A splendid story and David Case's reading captures the sardonic nature of Harry Flashman's character perfectly.
Choose your audiobook by the narrator with best being Guidall, Tull, Case/Davidson, Muller, Lee, Franklyn-Robbins, Dotrice, (no Brick)
As enjoyable as the Flashman books may be and as accurate as David Case's narrative style and Flashman's honest admission of his own shortcomings may be, it is never wholly clear whether the author intends to offend the reader with the near gratuitous use of racial slurs, or to simply relay the attitude of the time, which Flashman inhabits. On the contrary from interviews with Fraser about the "good ole days" it is clear that Fraser recalls "days" that never were all that "good" in the first place for most people simply because he fears being condemned in the "good new days."
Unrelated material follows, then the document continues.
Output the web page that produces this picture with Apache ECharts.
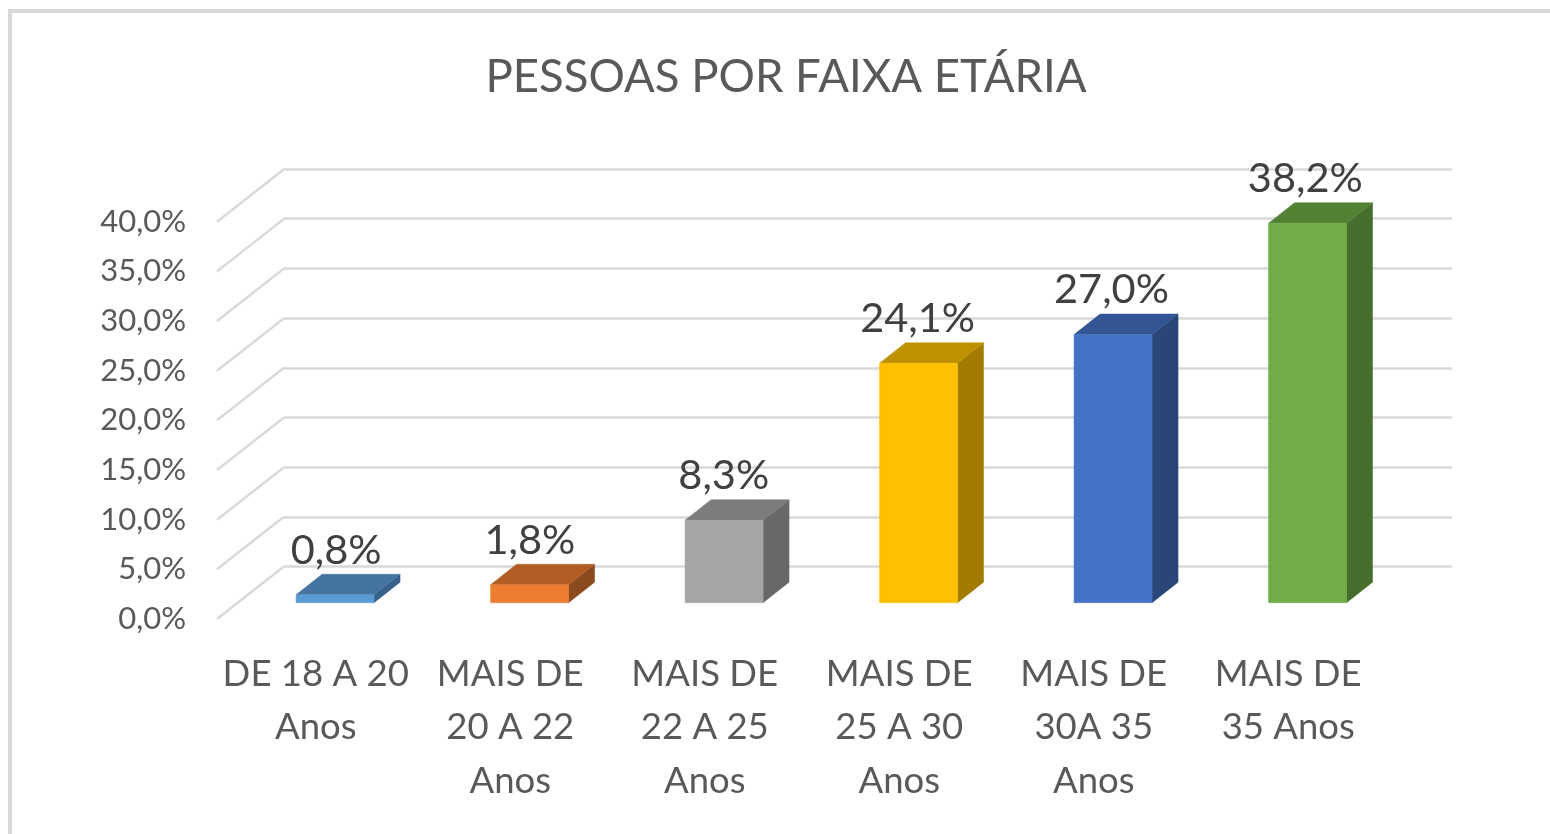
<!DOCTYPE html>
<html>
<head>
<meta charset="utf-8">
<title>Pessoas por faixa etária</title>
<script src="https://cdn.jsdelivr.net/npm/echarts@6/dist/echarts.min.js"></script>
<style>
  html, body { margin: 0; height: 100%; background: #fff; overflow: hidden; }
  .frame { position: absolute; left: 8px; top: 9px; right: 0; bottom: 0; border-left: 4px solid #d9d9d9; border-top: 4px solid #d9d9d9; }
  #chart { position: absolute; left: 0; top: 0; width: 1550px; height: 834px; }
</style>
</head>
<body>
<div class="frame"></div>
<div id="chart"></div>
<script>
const categories = ['DE 18 A 20\nAnos', 'MAIS DE\n20 A 22\nAnos', 'MAIS DE\n22 A 25\nAnos', 'MAIS DE\n25 A 30\nAnos', 'MAIS DE\n30A 35\nAnos', 'MAIS DE\n35 Anos']
const shares = [0.8, 1.8, 8.3, 24.1, 27.0, 38.2]
const yTicks = [0, 5, 10, 15, 20, 25, 30, 35, 40]

// face colours of each bar: front, top, side
const frontColors = ['#5b9bd5', '#ed7d31', '#a5a5a5', '#ffc000', '#4472c4', '#70ad47']
const topColors = ['#44749f', '#b25d24', '#7c7c7c', '#bf9000', '#335593', '#548235']
const sideColors = ['#365f8a', '#8a4a1e', '#686868', '#a37b00', '#2a4679', '#476e2c']

const FONT = 'Lato, "Open Sans", sans-serif'
const GRID_COLOR = '#d9d9d9'

// the fake 3D box: how far the floor goes back, and where bars stand on it
const WALL_DX = 67
const WALL_DY = -52.5
const BAR_SHIFT_X = 20.8
const BAR_SHIFT_Y = -16.3
const BAR_DX = 26
const BAR_DY = -20.5
const BAR_RATIO = 0.401

const fmt = (v) => v.toFixed(1).replace('.', ',') + '%'

function renderBar(params, api) {
  const i = api.value(0)
  const v = api.value(1)
  const base = api.coord([i, 0])
  const top = api.coord([i, v])
  const w = api.size([1, 0])[0] * BAR_RATIO
  const x0 = base[0] + BAR_SHIFT_X - w / 2
  const x1 = x0 + w
  const y0 = base[1] + BAR_SHIFT_Y
  const y1 = top[1] + BAR_SHIFT_Y
  const poly = (points, fill) => ({ type: 'polygon', shape: { points }, style: { fill, stroke: fill, lineWidth: 0.5 } })
  return {
    type: 'group',
    children: [
      poly([[x1, y0], [x1 + BAR_DX, y0 + BAR_DY], [x1 + BAR_DX, y1 + BAR_DY], [x1, y1]], sideColors[i]),
      poly([[x0, y1], [x1, y1], [x1 + BAR_DX, y1 + BAR_DY], [x0 + BAR_DX, y1 + BAR_DY]], topColors[i]),
      poly([[x0, y0], [x1, y0], [x1, y1], [x0, y1]], frontColors[i]),
      {
        type: 'text',
        // labels drift slightly left of their bars going right
        x: x0 + w / 2 + 1 - i * 0.65,
        y: y1 + BAR_DY - 24,
        style: { text: fmt(v), fill: '#404040', font: '400 41.5px ' + FONT, textAlign: 'center', textVerticalAlign: 'middle' },
      },
    ],
  }
}

function renderDiagonal(params, api) {
  const p = api.coord([0, api.value(0)])
  const x = p[0] - api.size([1, 0])[0] / 2
  return {
    type: 'line',
    shape: { x1: x, y1: p[1], x2: x + WALL_DX, y2: p[1] + WALL_DY },
    style: { stroke: GRID_COLOR, lineWidth: 2.5 },
  }
}

const chart = echarts.init(document.getElementById('chart'))
chart.setOption({
  animation: false,
  backgroundColor: 'transparent',
  title: {
    text: 'PESSOAS POR FAIXA ETÁRIA',
    left: 786,
    top: 77,
    padding: 0,
    textAlign: 'center',
    textVerticalAlign: 'middle',
    textStyle: { color: '#595959', fontFamily: FONT, fontSize: 45.5, fontWeight: 400 },
  },
  grid: [
    // front plane, carries the axis labels
    { left: 217, top: 221.7, width: 1167, height: 397.3 },
    // back wall, carries the gridlines
    { left: 284, top: 169, width: 1168, height: 397.7 },
  ],
  xAxis: [
    {
      type: 'category',
      data: categories,
      gridIndex: 0,
      axisLine: { show: false },
      axisTick: { show: false },
      axisLabel: { color: '#595959', fontFamily: FONT, fontSize: 36.5, lineHeight: 53.5, margin: 28, interval: 0, padding: [0, 0, 0, 3] },
    },
    { type: 'category', data: categories, gridIndex: 1, show: false },
  ],
  yAxis: [
    {
      type: 'value',
      gridIndex: 0,
      min: yTicks[0],
      max: yTicks[yTicks.length - 1],
      interval: yTicks[1] - yTicks[0],
      axisLine: { show: false },
      axisTick: { show: false },
      splitLine: { show: false },
      axisLabel: { color: '#595959', fontFamily: FONT, fontSize: 31, margin: 31, padding: [3, 0, 0, 0], formatter: fmt },
    },
    {
      type: 'value',
      gridIndex: 1,
      min: yTicks[0],
      max: yTicks[yTicks.length - 1],
      interval: yTicks[1] - yTicks[0],
      axisLine: { show: false },
      axisTick: { show: false },
      axisLabel: { show: false },
      splitLine: { show: true, lineStyle: { color: GRID_COLOR, width: 2.5 } },
    },
  ],
  series: [
    {
      type: 'custom',
      xAxisIndex: 0,
      yAxisIndex: 0,
      renderItem: renderDiagonal,
      encode: { y: 0 },
      data: yTicks.map((t) => [t]),
      silent: true,
      clip: false,
    },
    {
      type: 'custom',
      xAxisIndex: 0,
      yAxisIndex: 0,
      renderItem: renderBar,
      encode: { x: 0, y: 1 },
      data: shares.map((v, i) => [i, v]),
      z: 5,
      clip: false,
    },
  ],
})
</script>
</body>
</html>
Indeed it is unlikely that Flashman's excessive use of that ever-dreaded & all too reminiscent "N-word" has anything to do with historical accuracy or even with the illustration of Flashman's low character. Instead it seems that Fraser is infusing his own racial prejudices into the book. Africans, Indians, Arabs, etc. all have their good qualities for their own kind, but their "kind" remains a step below their Caucasian counterpart no matter how hard the former try to be like the latter. Fraser seems to have an inherent and embedded belief that the closer a culture or race is to his own race, no matter how sarcastic Flashman's ridicule may be of "his" race, the better and more civilized that other race is.
In short the plot and the humor are severely undercut in this book by the overuse of offensive and unnecessary prose. If intended at all, Fraser certainly fails to redeem his main character's racial prejudice and this weakens the book tremendously. It's as if Fraser is attempting to toughen what he believes to be the universally metro-sexual reader of today by overdoing the worse parts about the past. Being offensive is no real defense against fear no matter how much Fraser seems to believe this to be the case.
Were he still alive I would love to see Fraser read this book aloud in front of a contemporary, though uneducated, racially diverse group. I doubt he'd agree to do it and more to the point I doubt he would be allowed to complete a paragraph.
For a book written in the 20th century, the author is clueless about the "humor" he finds in racist jokes, stereotypes and terms.
The constant use of the "n-word" was overwhelming, unnecessary and not funny.